Even in its stolid unfunniness, the film is compelling: David Niven was once considered for the role of Bond in the Broccoli series, but was deemed too old. Casino Royale opens with Niven, the real James Bond, retiring and leaving his name and designation 007 to MI6, as he is too old. Meta-humor of this sort is commonplace to the point of sickness now, but it had to begin somewhere, and I have not found anything in the cinema earlier than 1967 that represents an in-joke of this particular variety.

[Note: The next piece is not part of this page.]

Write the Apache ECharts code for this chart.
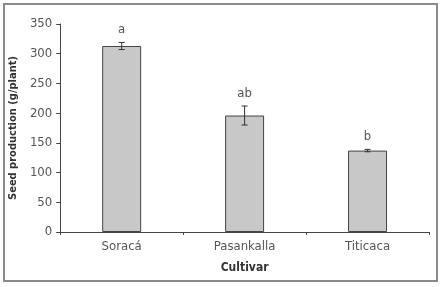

The film is a disaster as a spy comedy, but even then the world did not need good Bond spoofs: the Matt Helm series with Dean Martin and the Derek Flint series with James Coburn had both seen the first entry the year before. And while those films are amusing, they’re dated and largely forgotten. Casino Royale is not forgotten. It is infamous. It looks forward and backward in more ways than anything I can name. This is no small part because of the roster of talent involved, and the shock of seeing them (“Holy fuck, it’s Jean-Paul Belmondo! Holy fuck, it’s George Raft! Holy fuck, it’s Deborah Kerr!”). But that’s the first time. For most people, there will never be a second time, but it’s so rewarding: absent the shock and confusion (most of the confusion (some of the confusion (okay fine, it’s still damn confusing))), one can start to appreciate the grace notes, not because they are amusing but because they are so arcane. What caused Peter O’Toole to show up for his cameo? Where else does that Berlin Wall set appear? What was going through Billy Wilder’s mind? How far apart were those two reaction shots filmed? More important people on all sides of the camera than any other film I can name. A precise historic moment distilled into a fever dream. The loopiest theme song of the 1960s.

Forget all you think you know of the cinema: the silent years, Russian Montage, the New Wave, Cinemascope, male gaze, film school brats, the rise of documentaries, blockbusters. Casino Royale is Film History 101.